### Data excerpt

☆ ☆ ☆ ☆ ☆

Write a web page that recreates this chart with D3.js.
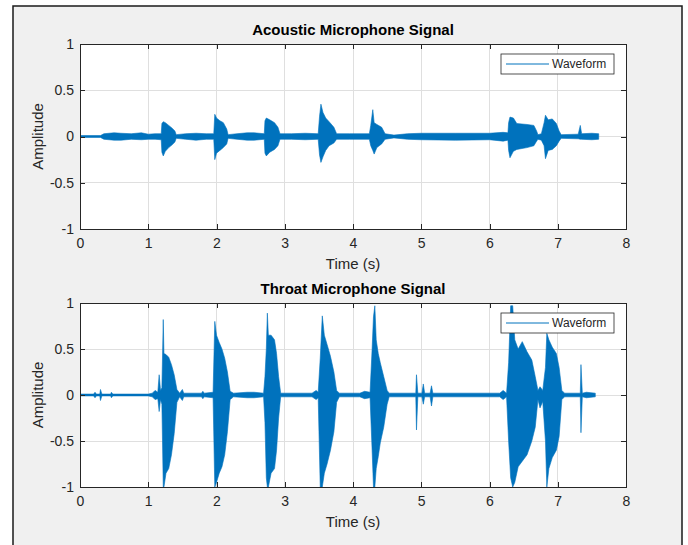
<!DOCTYPE html>
<html>
<head>
<meta charset="utf-8">
<script src="https://cdn.jsdelivr.net/npm/d3@7"></script>
<style>
  body { margin: 0; background: #fff; }
  svg { display: block; font-family: "Liberation Sans", Arial, sans-serif; }
</style>
</head>
<body>
<div id="chart"></div>
<script>
// Envelope of each waveform (upper / lower amplitude) at breakpoints in seconds
var acTime  = [0, 0.30, 0.35, 0.50, 0.60, 0.75, 0.90, 1.00, 1.10, 1.19, 1.20, 1.22, 1.25, 1.30, 1.35, 1.39, 1.41, 1.55, 1.70, 1.85,
               1.96, 1.975, 2.00, 2.05, 2.10, 2.15, 2.17, 2.30, 2.45, 2.55, 2.70, 2.71, 2.73, 2.78, 2.85, 2.90, 2.93, 3.10, 3.30, 3.49,
               3.51, 3.53, 3.56, 3.60, 3.65, 3.72, 3.76, 3.95, 4.24, 4.26, 4.29, 4.31, 4.35, 4.42, 4.47, 4.60, 4.80, 5.00, 5.50, 6.00,
               6.20, 6.27, 6.28, 6.30, 6.35, 6.40, 6.55, 6.65, 6.69, 6.71, 6.76, 6.80, 6.82, 6.86, 6.92, 6.98, 7.02, 7.05, 7.30, 7.33,
               7.35, 7.50, 7.60];
var acUpper = [0.01, 0.01, 0.03, 0.04, 0.035, 0.03, 0.04, 0.025, 0.03, 0.03, 0.14, 0.16, 0.15, 0.12, 0.09, 0.06, 0.02, 0.03, 0.035, 0.03,
               0.03, 0.24, 0.20, 0.17, 0.15, 0.08, 0.02, 0.03, 0.04, 0.04, 0.03, 0.17, 0.20, 0.18, 0.15, 0.10, 0.03, 0.03, 0.035, 0.03,
               0.22, 0.35, 0.26, 0.20, 0.16, 0.10, 0.03, 0.03, 0.03, 0.12, 0.29, 0.15, 0.13, 0.10, 0.03, 0.015, 0.03, 0.035, 0.035, 0.035,
               0.045, 0.04, 0.15, 0.21, 0.20, 0.14, 0.13, 0.12, 0.06, 0.02, 0.03, 0.15, 0.23, 0.18, 0.19, 0.14, 0.06, 0.02, 0.025, 0.12,
               0.03, 0.035, 0.03];
var acLower = [-0.01, -0.01, -0.03, -0.04, -0.04, -0.03, -0.035, -0.03, -0.03, -0.035, -0.17, -0.21, -0.16, -0.12, -0.09, -0.06, -0.02, -0.03, -0.04, -0.03,
               -0.03, -0.25, -0.18, -0.15, -0.12, -0.08, -0.02, -0.03, -0.04, -0.04, -0.03, -0.18, -0.21, -0.17, -0.14, -0.10, -0.03, -0.03, -0.035, -0.03,
               -0.20, -0.28, -0.22, -0.15, -0.10, -0.07, -0.03, -0.03, -0.03, -0.10, -0.15, -0.19, -0.12, -0.08, -0.03, -0.015, -0.03, -0.035, -0.04, -0.035,
               -0.05, -0.04, -0.15, -0.23, -0.16, -0.14, -0.12, -0.10, -0.05, -0.03, -0.04, -0.10, -0.24, -0.15, -0.14, -0.10, -0.05, -0.02, -0.025, -0.03,
               -0.03, -0.035, -0.03];

var thTime  = [0, 0.20, 0.22, 0.24, 0.29, 0.30, 0.32, 0.45, 0.46, 0.48, 1.00, 1.06, 1.10, 1.14, 1.16, 1.18, 1.20, 1.22, 1.23, 1.26,
               1.30, 1.34, 1.38, 1.42, 1.46, 1.50, 1.52, 1.78, 1.80, 1.82, 1.95, 1.975, 2.00, 2.04, 2.08, 2.12, 2.16, 2.20, 2.25, 2.45,
               2.55, 2.69, 2.71, 2.73, 2.745, 2.76, 2.80, 2.85, 2.88, 2.91, 2.94, 3.40, 3.46, 3.49, 3.52, 3.55, 3.58, 3.62, 3.67, 3.72,
               3.76, 3.80, 4.10, 4.17, 4.25, 4.28, 4.30, 4.32, 4.34, 4.37, 4.40, 4.45, 4.50, 4.53, 4.92, 4.93, 4.95, 5.01, 5.03, 5.05,
               5.13, 5.15, 5.17, 6.15, 6.20, 6.25, 6.28, 6.31, 6.34, 6.37, 6.42, 6.48, 6.55, 6.62, 6.67, 6.71, 6.74, 6.78, 6.82, 6.84,
               6.87, 6.92, 6.98, 7.02, 7.06, 7.10, 7.33, 7.34, 7.36, 7.42, 7.55];
var thUpper = [0.01, 0.01, 0.03, 0.01, 0.01, 0.06, 0.01, 0.01, 0.03, 0.01, 0.01, 0.02, 0.05, 0.03, 0.22, 0.05, 0.08, 0.82, 0.45, 0.44,
               0.41, 0.33, 0.22, 0.06, 0.02, 0.06, 0.02, 0.02, 0.04, 0.02, 0.03, 0.80, 0.65, 0.57, 0.50, 0.40, 0.25, 0.04, 0.02, 0.03,
               0.03, 0.02, 0.20, 0.50, 0.89, 0.65, 0.65, 0.60, 0.45, 0.20, 0.02, 0.02, 0.05, 0.03, 0.40, 0.86, 0.65, 0.55, 0.42, 0.25,
               0.05, 0.02, 0.02, 0.04, 0.03, 0.50, 0.85, 0.97, 0.60, 0.45, 0.35, 0.20, 0.05, 0.02, 0.02, 0.22, 0.02, 0.02, 0.12, 0.02,
               0.02, 0.10, 0.02, 0.02, 0.05, 0.02, 0.35, 0.97, 0.97, 0.60, 0.50, 0.58, 0.47, 0.38, 0.20, 0.05, 0.09, 0.05, 0.30, 0.67,
               0.60, 0.52, 0.45, 0.30, 0.05, 0.02, 0.02, 0.33, 0.02, 0.03, 0.02];
var thLower = [-0.01, -0.01, -0.03, -0.01, -0.01, -0.06, -0.01, -0.01, -0.03, -0.01, -0.01, -0.02, -0.05, -0.04, -0.18, -0.05, -0.10, -1.0, -1.0, -0.85,
               -0.80, -0.65, -0.42, -0.08, -0.02, -0.06, -0.02, -0.02, -0.04, -0.02, -0.03, -1.0, -0.95, -0.85, -0.78, -0.65, -0.40, -0.05, -0.02, -0.03,
               -0.03, -0.02, -0.30, -0.90, -1.0, -1.0, -0.85, -0.80, -0.60, -0.25, -0.02, -0.02, -0.05, -0.03, -1.0, -1.0, -0.85, -0.75, -0.60, -0.40,
               -0.08, -0.02, -0.02, -0.04, -0.03, -0.60, -1.0, -1.0, -0.80, -0.67, -0.52, -0.35, -0.10, -0.02, -0.02, -0.38, -0.02, -0.02, -0.10, -0.02,
               -0.02, -0.12, -0.02, -0.02, -0.05, -0.02, -0.50, -0.90, -1.0, -0.95, -0.78, -0.72, -0.65, -0.50, -0.35, -0.05, -0.14, -0.07, -0.50, -1.0,
               -0.80, -0.68, -0.60, -0.45, -0.05, -0.02, -0.02, -0.41, -0.02, -0.03, -0.02];

var xTicks = [0, 1, 2, 3, 4, 5, 6, 7, 8];
var yTicks = [-1, -0.5, 0, 0.5, 1];
var panelTitles = ["Acoustic Microphone Signal", "Throat Microphone Signal"];

var width = 688, height = 545;
var blue = "#0072BD", axisColor = "#262626";

var svg = d3.select("#chart").append("svg")
    .attr("width", width)
    .attr("height", height);

// Figure background with its dark frame
svg.append("rect")
    .attr("x", 13).attr("y", 6)
    .attr("width", 669).attr("height", 560)
    .attr("fill", "#f0f0f0")
    .attr("stroke", "#1a1a1a")
    .attr("stroke-width", 1.5);

function drawPanel(top, bottom, title, times, upper, lower, idx) {
    var left = 80, right = 626;
    var x = d3.scaleLinear().domain([0, 8]).range([left, right]);
    var y = d3.scaleLinear().domain([-1, 1]).range([bottom, top]);

    var g = svg.append("g");

    // plot background
    g.append("rect")
        .attr("x", left).attr("y", top)
        .attr("width", right - left).attr("height", bottom - top)
        .attr("fill", "#fff");

    // grid
    g.selectAll(".vgrid").data(xTicks).enter().append("line")
        .attr("x1", d => x(d)).attr("x2", d => x(d))
        .attr("y1", top).attr("y2", bottom)
        .attr("stroke", "#dfdfdf").attr("shape-rendering", "crispEdges");
    g.selectAll(".hgrid").data(yTicks).enter().append("line")
        .attr("x1", left).attr("x2", right)
        .attr("y1", d => y(d)).attr("y2", d => y(d))
        .attr("stroke", "#dfdfdf").attr("shape-rendering", "crispEdges");

    // waveform envelope
    var pts = times.map((t, i) => ({t: t, hi: upper[i], lo: lower[i]}));
    g.append("clipPath").attr("id", "clip" + idx)
        .append("rect")
        .attr("x", left).attr("y", top)
        .attr("width", right - left).attr("height", bottom - top);

    var area = d3.area()
        .x(d => x(d.t))
        .y0(d => y(d.lo))
        .y1(d => y(d.hi));
    g.append("path")
        .attr("clip-path", "url(#clip" + idx + ")")
        .attr("d", area(pts))
        .attr("fill", blue)
        .attr("stroke", blue)
        .attr("stroke-width", 0.6);

    // axes, ticks pointing inwards like MATLAB
    function styleAxis(sel) {
        sel.selectAll("path").attr("stroke", axisColor).attr("shape-rendering", "crispEdges");
        sel.selectAll("line").attr("stroke", axisColor).attr("shape-rendering", "crispEdges");
        sel.selectAll("text").attr("fill", axisColor).style("font-size", "14px")
            .style("font-family", "'Liberation Sans', Arial, sans-serif");
    }
    g.append("g").attr("transform", "translate(0," + bottom + ")")
        .call(d3.axisBottom(x).tickValues(xTicks).tickSize(-5).tickSizeOuter(0).tickPadding(9))
        .call(styleAxis);
    g.append("g").attr("transform", "translate(0," + top + ")")
        .call(d3.axisTop(x).tickValues(xTicks).tickSize(-5).tickSizeOuter(0).tickFormat(""))
        .call(styleAxis);
    g.append("g").attr("transform", "translate(" + left + ",0)")
        .call(d3.axisLeft(y).tickValues(yTicks).tickSize(-5).tickSizeOuter(0).tickPadding(6).tickFormat(d => String(d)))
        .call(styleAxis);
    g.append("g").attr("transform", "translate(" + right + ",0)")
        .call(d3.axisRight(y).tickValues(yTicks).tickSize(-5).tickSizeOuter(0).tickFormat(""))
        .call(styleAxis);

    // title and labels
    g.append("text")
        .attr("x", (left + right) / 2).attr("y", top - 9)
        .attr("text-anchor", "middle")
        .attr("font-weight", "bold").attr("font-size", 15)
        .attr("fill", "#000")
        .text(title);
    g.append("text")
        .attr("x", (left + right) / 2).attr("y", bottom + 40)
        .attr("text-anchor", "middle")
        .attr("font-size", 15).attr("fill", axisColor)
        .text("Time (s)");
    g.append("text")
        .attr("transform", "translate(43," + (top + bottom) / 2 + ") rotate(-90)")
        .attr("text-anchor", "middle")
        .attr("font-size", 15).attr("fill", axisColor)
        .text("Amplitude");

    // legend
    var lx = 501, ly = top + 10;
    g.append("rect")
        .attr("x", lx).attr("y", ly)
        .attr("width", 113).attr("height", 20)
        .attr("fill", "#fff").attr("stroke", axisColor).attr("stroke-width", 0.8);
    g.append("line")
        .attr("x1", lx + 5).attr("x2", lx + 48)
        .attr("y1", ly + 10).attr("y2", ly + 10)
        .attr("stroke", blue).attr("stroke-width", 1);
    g.append("text")
        .attr("x", lx + 51).attr("y", ly + 10).attr("dy", "0.35em")
        .attr("font-size", 12).attr("fill", axisColor)
        .text("Waveform");
}

drawPanel(44, 229, panelTitles[0], acTime, acUpper, acLower, 0);
drawPanel(303, 487, panelTitles[1], thTime, thUpper, thLower, 1);
</script>
</body>
</html>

☆ ☆ ☆ ☆ ☆

### Exercise aim
Identify each line containing the string "chart" and copy it out.

### Complete output
Write a web page that recreates this chart with D3.js.
<div id="chart"></div>
var svg = d3.select("#chart").append("svg")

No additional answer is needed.